The authors evaluated XL-VLA against strong baselines, including standard VLA models (like $\pi_0$ ) and retargeting-based methods (like LAD).

Cross-Hand Performance:
- XL-VLA significantly outperformed the $\pi_0$ baseline across all hands and tasks.
- Mean Success Rate: Increased from 0.55 (baseline) to 0.90 (+35% absolute improvement).

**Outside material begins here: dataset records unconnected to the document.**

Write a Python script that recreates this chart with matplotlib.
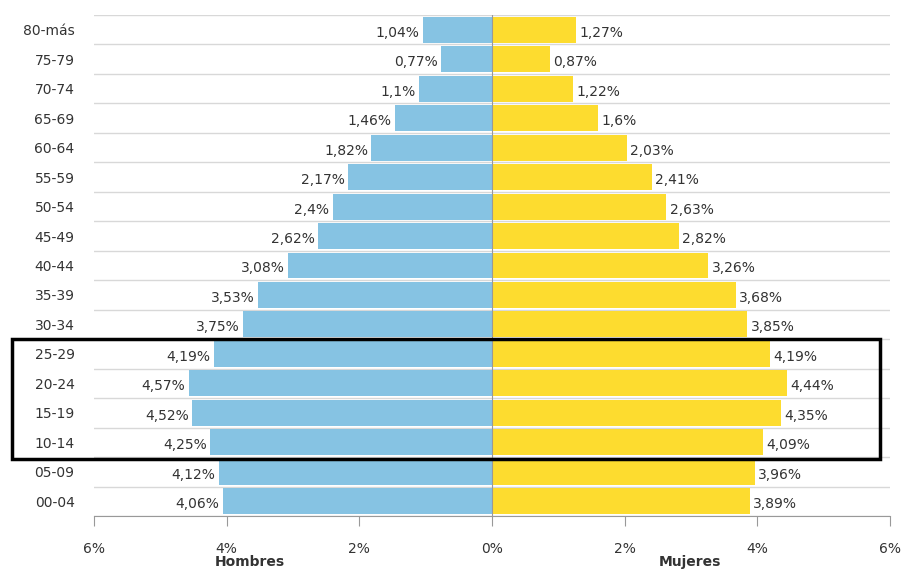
import numpy as np
import matplotlib.pyplot as plt
from matplotlib.patches import Rectangle

# Age groups, top to bottom
grupos = ['80-más', '75-79', '70-74', '65-69', '60-64', '55-59', '50-54', '45-49',
          '40-44', '35-39', '30-34', '25-29', '20-24', '15-19', '10-14', '05-09', '00-04']
hombres = [1.04, 0.77, 1.1, 1.46, 1.82, 2.17, 2.4, 2.62, 3.08, 3.53, 3.75,
           4.19, 4.57, 4.52, 4.25, 4.12, 4.06]
mujeres = [1.27, 0.87, 1.22, 1.6, 2.03, 2.41, 2.63, 2.82, 3.26, 3.68, 3.85,
           4.19, 4.44, 4.35, 4.09, 3.96, 3.89]
ticks = [-6, -4, -2, 0, 2, 4, 6]

def fmt(v):
    s = ('%.2f' % v).rstrip('0').rstrip('.')
    return s.replace('.', ',') + '%'

W, H = 906, 569
fig = plt.figure(figsize=(W / 100, H / 100), dpi=100)
ax = fig.add_axes([94 / W, 1 - 516 / H, (890 - 94) / W, (516 - 15) / H])

n = len(grupos)
y = np.arange(n)[::-1]
azul = '#86c3e3'
amarillo = '#fddc2f'
txt = '#333333'

ax.barh(y, [-v for v in hombres], height=0.88, color=azul, zorder=2)
ax.barh(y, mujeres, height=0.88, color=amarillo, zorder=2)

for yi, h, m in zip(y, hombres, mujeres):
    ax.text(-h - 0.05, yi - 0.1, fmt(h), ha='right', va='center', fontsize=10, color=txt)
    ax.text(m + 0.05, yi - 0.1, fmt(m), ha='left', va='center', fontsize=10, color=txt)

# horizontal separators between groups
for b in np.arange(n + 1) - 0.5:
    ax.axhline(b, color='#d8d8d8', lw=1, zorder=1)
ax.axvline(0, color='#999999', lw=0.8, zorder=3)

ax.set_xlim(-6, 6)
ax.set_ylim(-0.5, n - 0.5)
ax.set_xticks(ticks)
ax.set_xticklabels(['%d%%' % abs(t) for t in ticks], fontsize=10, color=txt)
ax.tick_params(axis='x', length=7, color='#999999', pad=12)
ax.set_yticks(y)
ax.set_yticklabels(grupos, fontsize=10, color=txt)
ax.tick_params(axis='y', length=0, pad=14)
for s in ['top', 'left', 'right']:
    ax.spines[s].set_visible(False)
ax.spines['bottom'].set_color('#999999')

fig.text(250 / W, 1 - 562 / H, 'Hombres', ha='center', va='center',
         fontsize=10, fontweight='bold', color=txt)
fig.text(690 / W, 1 - 562 / H, 'Mujeres', ha='center', va='center',
         fontsize=10, fontweight='bold', color=txt)

# highlight box around the 10-29 groups
fig.patches.append(Rectangle((12 / W, 1 - 459 / H), (880 - 12) / W, (459 - 339) / H,
                             transform=fig.transFigure, fill=False, ec='black', lw=2.5))

fig.savefig('out.png', dpi=100)
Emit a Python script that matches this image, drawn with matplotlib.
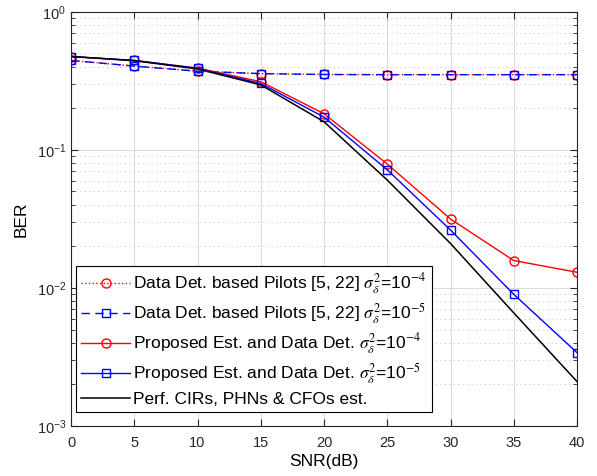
import numpy as np
import matplotlib.pyplot as plt
from matplotlib.ticker import LogLocator, NullFormatter

plt.rcParams['font.family'] = ['Liberation Sans', 'DejaVu Sans']
plt.rcParams['mathtext.fontset'] = 'stix'

snr = [0, 5, 10, 15, 20, 25, 30, 35, 40]

# BER values
pilots_e4 = [0.445, 0.405, 0.372, 0.357, 0.352, 0.351, 0.351, 0.351, 0.351]
pilots_e5 = [0.445, 0.405, 0.372, 0.357, 0.352, 0.351, 0.351, 0.351, 0.351]
prop_e4 = [0.475, 0.445, 0.392, 0.312, 0.183, 0.079, 0.0316, 0.0158, 0.0130]
prop_e5 = [0.475, 0.445, 0.390, 0.303, 0.173, 0.0718, 0.0263, 0.0090, 0.0034]
perfect = [0.475, 0.443, 0.386, 0.296, 0.160, 0.0605, 0.0210, 0.0066, 0.0021]

labels = [
    r'Data Det. based Pilots [5, 22] $\sigma_{\delta}^{2}$=10$^{-4}$',
    r'Data Det. based Pilots [5, 22] $\sigma_{\delta}^{2}$=10$^{-5}$',
    r'Proposed Est. and Data Det. $\sigma_{\delta}^{2}$=10$^{-4}$',
    r'Proposed Est. and Data Det. $\sigma_{\delta}^{2}$=10$^{-5}$',
    'Perf. CIRs, PHNs & CFOs est.',
]

fig = plt.figure(figsize=(5.97, 4.76), dpi=100)
ax = fig.add_axes([0.119, 0.105, 0.8475, 0.870])

ax.semilogy(snr, pilots_e4, ':', color='red', marker='o', ms=6.5, mfc='none', lw=1, label=labels[0])
ax.semilogy(snr, pilots_e5, '--', color='blue', marker='s', ms=6, mfc='none', lw=1, label=labels[1], dashes=(6, 4))
ax.semilogy(snr, prop_e4, '-', color='red', marker='o', ms=6.5, mfc='none', lw=1, label=labels[2])
ax.semilogy(snr, prop_e5, '-', color='blue', marker='s', ms=6, mfc='none', lw=1, label=labels[3])
ax.semilogy(snr, perfect, '-', color='black', lw=1.1, label=labels[4])

ax.set_xlim(0, 40)
ax.set_ylim(1e-3, 1)
ax.set_xticks(snr)
ax.yaxis.set_major_locator(LogLocator(base=10, numticks=10))
ax.yaxis.set_minor_locator(LogLocator(base=10, subs=np.arange(2, 10), numticks=20))
ax.yaxis.set_minor_formatter(NullFormatter())

ax.grid(True, which='major', color='#dcdcdc', lw=0.8)
ax.grid(True, which='minor', axis='y', color='#c8c8c8', ls=(0, (1, 3)), lw=0.8)
ax.set_axisbelow(True)

ax.tick_params(which='both', direction='in', top=True, right=True, labelsize=10.5, colors='#262626')
ax.tick_params(which='major', length=5)
ax.tick_params(axis='x', pad=7)
ax.tick_params(which='minor', length=3)
for s in ax.spines.values():
    s.set_color('#262626')

ax.set_xlabel('SNR(dB)', fontsize=12.5, labelpad=3)
ax.set_ylabel('BER', fontsize=12.5, labelpad=6)

leg = ax.legend(loc='lower left', bbox_to_anchor=(0.01, 0.034), borderaxespad=0,
                fontsize=12.5, fancybox=False, framealpha=1, edgecolor='black',
                handlelength=2.8, labelspacing=0.3, borderpad=0.3, handletextpad=0.2)
leg.get_frame().set_linewidth(0.8)

plt.savefig('out.png', dpi=100)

- Specific Gains: The Ability Hand improved from 0.37 to 0.73; the Paxini Hand reached 0.78; the mechanically distinct X-Hand improved from 0.29 to 0.70.
Zero-Shot Generalization:
- When trained on a subset of tasks and tested on held-out tasks, XL-VLA maintained high success rates, whereas retargeting-based baselines failed significantly on fine-grained dexterous tasks (e.g., sorting cans, handing over bottles).
Latent Replay Comparison:
- In a "latent replay" test (encoding data from Hand A and decoding to Hand B), XL-VLA achieved 81-82% success, vastly outperforming the supervised LAD method (60-61%). This proves the latent space captures embodiment-invariant structure better than supervised alternatives.
Cross-Robot Scaling:
- The method successfully transferred skills between a tabletop xArm system and a Unitree G1 humanoid, demonstrating scalability beyond just different hands.

5. Significance

Scalability: XL-VLA solves the "data bottleneck" for dexterous robotics. New hands can be integrated simply by training a lightweight encoder/decoder pair, without retraining the massive VLA backbone.
Generalization: By decoupling the policy from specific joint spaces, the system learns the intent of manipulation (e.g., "grasp," "pour") rather than specific motor commands, enabling true zero-shot transfer.

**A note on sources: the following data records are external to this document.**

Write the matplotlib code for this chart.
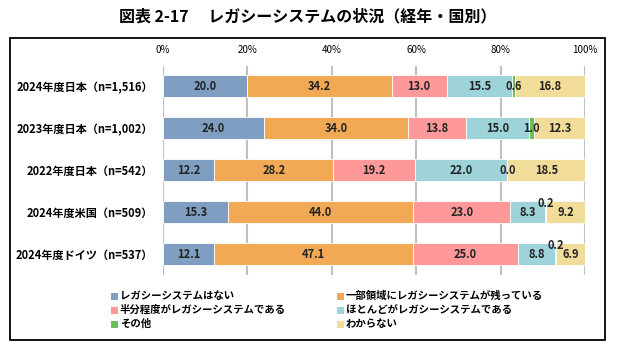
import matplotlib
matplotlib.use("Agg")
import matplotlib.pyplot as plt
from matplotlib.patches import Rectangle
import numpy as np

plt.rcParams['font.family'] = ['Noto Sans CJK JP', 'DejaVu Sans']

title = "図表 2-17　 レガシーシステムの状況（経年・国別）"
categories = ["2024年度日本（n=1,516）", "2023年度日本（n=1,002）", "2022年度日本（n=542）",
              "2024年度米国（n=509）", "2024年度ドイツ（n=537）"]
series_names = ["レガシーシステムはない", "一部領域にレガシーシステムが残っている",
                "半分程度がレガシーシステムである", "ほとんどがレガシーシステムである",
                "その他", "わからない"]
s_none = [20.0, 24.0, 12.2, 15.3, 12.1]
s_part = [34.2, 34.0, 28.2, 44.0, 47.1]
s_half = [13.0, 13.8, 19.2, 23.0, 25.0]
s_most = [15.5, 15.0, 22.0, 8.3, 8.8]
s_other = [0.6, 1.0, 0.0, 0.2, 0.2]
s_unknown = [16.8, 12.3, 18.5, 9.2, 6.9]
tick_values = [0, 20, 40, 60, 80, 100]
tick_labels = ["0%", "20%", "40%", "60%", "80%", "100%"]

series = [s_none, s_part, s_half, s_most, s_other, s_unknown]
colors = ["#809EC2", "#F2A956", "#FF9999", "#9ED3D9", "#6ABF5A", "#F2DC99"]
# label vertical offsets (points) for crowded small values: (row, series) -> dy
label_dy = {(3, 4): 6, (4, 4): 6}

W, H = 621, 349
fig = plt.figure(figsize=(W / 100, H / 100), dpi=100)

# outer frame
fig.patches.append(Rectangle((10 / W, 1 - 340 / H), 595 / W, 302 / H, transform=fig.transFigure,
                             fill=False, edgecolor="black", linewidth=1.3))

fig.text(308 / W, 1 - 16 / H, title, ha="center", va="center", fontsize=11.5, fontweight="bold")

ax = fig.add_axes([163 / W, 1 - 275 / H, 422 / W, 209 / H])
y = np.arange(len(categories))
left = np.zeros(len(categories))
for i, (vals, c) in enumerate(zip(series, colors)):
    vals = np.array(vals)
    ax.barh(y, vals, left=left, height=0.53, color=c, edgecolor="white", linewidth=0.6, zorder=2)
    for r, (v, l) in enumerate(zip(vals, left)):
        dy = label_dy.get((r, i), 0)
        ax.annotate(f"{v:.1f}", (l + v / 2, r), xytext=(0, dy), textcoords="offset points",
                    ha="center", va="center", fontsize=8, fontweight="bold", color="#222222", zorder=3)
    left = left + vals

ax.set_xlim(0, 100)
ax.set_ylim(4.5, -0.48)
ax.set_yticks(y)
ax.set_yticklabels(categories, fontsize=8, fontweight="bold")
ax.tick_params(axis="y", length=0, pad=7)
ax.set_xticks(tick_values)
ax.set_xticklabels(tick_labels, fontsize=7)
ax.xaxis.tick_top()
ax.tick_params(axis="x", length=0, pad=8)
for v in tick_values:
    ax.axvline(v, color="#C0C0C0", linewidth=1.5, zorder=1)
for s in ax.spines.values():
    s.set_visible(False)

# legend (two columns, 3 rows)
col_x = [111, 337]
row_y = [296, 310, 324]
order = [0, 2, 4, 1, 3, 5]
for k, idx in enumerate(order):
    cx = col_x[k // 3]
    cy = row_y[k % 3]
    fig.patches.append(Rectangle((cx / W, 1 - (cy + 3.5) / H), 7 / W, 7 / H, transform=fig.transFigure,
                                 facecolor=colors[idx], edgecolor="none"))
    fig.text((cx + 9) / W, 1 - cy / H, series_names[idx], ha="left", va="center",
             fontsize=7.5, fontweight="bold")

fig.savefig("out.png", dpi=100)
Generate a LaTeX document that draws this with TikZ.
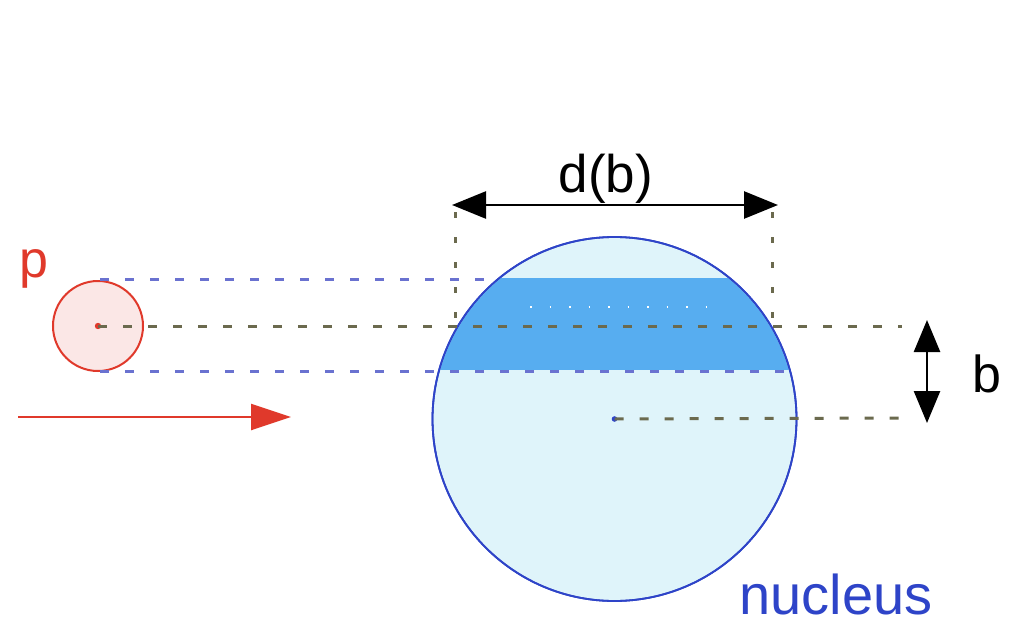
\documentclass[tikz,border=0pt]{standalone}
\usepackage{fontspec}
\setmainfont{Liberation Sans}
\usetikzlibrary{arrows.meta}
\definecolor{pred}{HTML}{E0392B}
\definecolor{nucblue}{HTML}{2E44C8}
\definecolor{nucfill}{HTML}{DFF4FA}
\definecolor{bandfill}{HTML}{57ADF0}
\definecolor{dashblue}{HTML}{6A72D0}
\definecolor{olive}{HTML}{6B6A4E}
\tikzset{
  lbl/.style={inner sep=0pt, anchor=base, text depth=0pt, font=\fontsize{52}{60}\selectfont},
  bdash/.style={dashblue, line width=3pt, dash pattern=on 9pt off 16pt},
  odash/.style={olive, line width=3pt, dash pattern=on 9pt off 16pt},
  vdot/.style={olive, line width=3pt, dash pattern=on 6pt off 19pt},
  dimarrow/.style={black, line width=2.6pt, {Triangle[length=34pt,width=27pt]}-{Triangle[length=34pt,width=27pt]}},
  barrow/.style={black, line width=2.6pt, {Triangle[length=32pt,width=26pt]}-{Triangle[length=32pt,width=26pt]}},
}
\begin{document}
\begin{tikzpicture}[x=1pt,y=-1pt]
\useasboundingbox (0,0) rectangle (1012,626);
\fill[white] (0,0) rectangle (1012,626);
% nucleus
\node[circle, draw=nucblue, fill=nucfill, line width=1.8pt, minimum size=364pt, inner sep=0pt] (nuc) at (614.5,419) {};
\begin{scope}
  \clip (614.5,419) circle (181pt);
  \fill[bandfill] (420,278) rectangle (810,370);
  \draw[white, line width=1.5pt, dash pattern=on 1.5pt off 18pt] (530,307) -- (725,307);
\end{scope}
\draw[nucblue, line width=1.8pt] (614.5,419) circle (182pt);
\coordinate (nc) at (614.5,419);
\fill[nucblue] (nc) circle (2.8pt);
% proton
\node[circle, draw=pred, fill=pred!12, line width=2pt, minimum size=90pt, inner sep=0pt] (prot) at (98,326) {};
\coordinate (pc) at (98,326);
\fill[pred] (pc) circle (3.2pt);
% dashed lines
\coordinate (t1) at (100,279);
\coordinate (t2) at (498,279);
\coordinate (u1) at (100,371);
\coordinate (u2) at (790,371);
\coordinate (m2) at (902,326);
\coordinate (l2) at (904,418);
\draw[bdash] (t1) -- (t2);
\draw[bdash] (u1) -- (u2);
\draw[odash] (pc) -- (m2);
\draw[odash] (nc) -- (l2);
% vertical dotted
\coordinate (vl1) at (455,212);
\coordinate (vl2) at (455,326);
\coordinate (vr1) at (772,212);
\coordinate (vr2) at (772,326);
\draw[vdot] (vl1) -- (vl2);
\draw[vdot] (vr1) -- (vr2);
% d(b) arrow
\coordinate (da) at (452,205);
\coordinate (db) at (778,205);
\draw[dimarrow] (da) -- (db);
\node[lbl, font=\fontsize{53}{60}\selectfont] (dlabel) at (606,192) {d(b)};
% b arrow
\coordinate (ba) at (927,320);
\coordinate (bb) at (927,423);
\draw[barrow] (ba) -- (bb);
\node[lbl] (blabel) at (987,392) {b};
% proton label and arrow
\node[lbl, text=pred] (plabel) at (34,277) {p};
\coordinate (ra) at (18,417);
\coordinate (rb) at (291,417);
\draw[pred, line width=2.4pt, -{Triangle[length=40pt,width=26pt]}] (ra) -- (rb);
% nucleus label
\node[lbl, text=nucblue, font=\fontsize{56}{60}\selectfont] (nlabel) at (836,614) {nucleus};
\end{tikzpicture}
\end{document}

Practicality: The approach is plug-and-play for new hardware and relies on self-supervised pretraining, making it highly feasible for real-world deployment where collecting massive paired datasets is impossible.
Future Direction: This work establishes latent action spaces as a foundational component for building generalizable, data-efficient robotic systems capable of keeping pace with rapid hardware innovation.